Sunday Times: 'Shame of the tabloid abattoir'


Two Sunday Times journalists reviewing the Leveson Inquiry today can't be accused of being soft on the News of the World or the tabloids.

Tim Rayment says evidence given to Leveson last week shows why the News of the World, owned like the Sunday Times by News International, had to close.

And columnist Dominic Lawson feels the Leveson Inquiry is showing the public inside "the journalistic abattoir".

Rayment in the Sunday Times' News Review writes: "There are times when a reporter feels ashamed of his industry. The News of the World is the very newspaper that published Kate McCann’s diaries without asking her and abused and bullied the McCanns — there are no other words for it — into an interview. As time passes, it is more and more clear why James Murdoch, the chairman of News International, abruptly closed the paper in July."

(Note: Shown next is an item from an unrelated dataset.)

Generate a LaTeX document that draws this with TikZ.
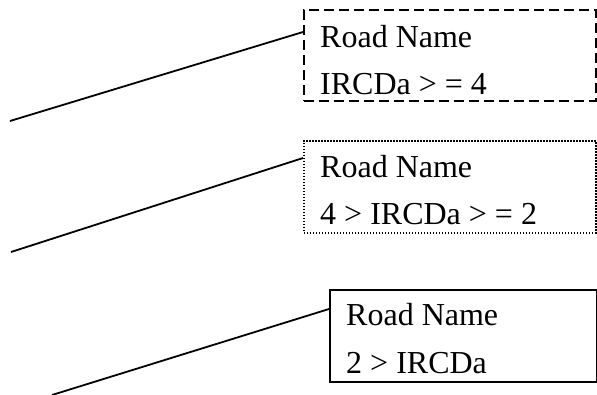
\documentclass[tikz,border=0pt]{standalone}
\usepackage{fontspec}
\setmainfont{Liberation Serif}
\usetikzlibrary{calc}
\begin{document}
\begin{tikzpicture}[x=1pt,y=-1pt,
  boxbase/.style={draw=black, line width=1.7pt, anchor=north west, inner sep=0pt},
  dashbox/.style={boxbase, dash pattern=on 10pt off 5pt},
  dotbox/.style={boxbase, line width=1.6pt, dash pattern=on 1.5pt off 1.5pt},
  solidbox/.style={boxbase},
  lbl/.style={anchor=base west, inner sep=0pt, font=\fontsize{32}{38}\selectfont},
  conn/.style={line width=1.8pt}]
\useasboundingbox (0,0) rectangle (597,394);

% box 1 (dashed)
\node[dashbox, minimum width=292pt, minimum height=91pt] (b1) at (303,9) {};
\node[lbl] (t1a) at (320,47) {Road Name};
\node[lbl] (t1b) at (320,94) {IRCDa > = 4};
\coordinate (s1) at (10,121);
\coordinate (e1) at ($(b1.north west)+(0,23)$);
\draw[conn] (s1) -- (e1);

% box 2 (dotted)
\node[dotbox, minimum width=292pt, minimum height=92pt] (b2) at (303,140) {};
\node[lbl] (t2a) at (320,177) {Road Name};
\node[lbl] (t2b) at (320,224) {4 > IRCDa > = 2};
\coordinate (s2) at (11,252);
\coordinate (e2) at ($(b2.north west)+(0,18)$);
\draw[conn] (s2) -- (e2);

% box 3 (solid)
\node[solidbox, minimum width=267pt, minimum height=92pt] (b3) at (329,289) {};
\node[lbl] (t3a) at (346,325) {Road Name};
\node[lbl] (t3b) at (346,373) {2 > IRCDa};
\coordinate (s3) at (52,395);
\coordinate (e3) at ($(b3.north west)+(0,20)$);
\draw[conn] (s3) -- (e3);
\end{tikzpicture}
\end{document}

Lawson in his Sunday Times column says: "It is frequently said that if you like sausages your stomach will not thank you for discovering how they are made. The tabloids will fear that the Leveson inquiry might have a similar effect on those who avidly consume stories about people’s personal lives. Brian Leveson’s forensic approach is taking the public into the journalistic abattoir to see how the front-page snap of a dazed-looking actress is achieved."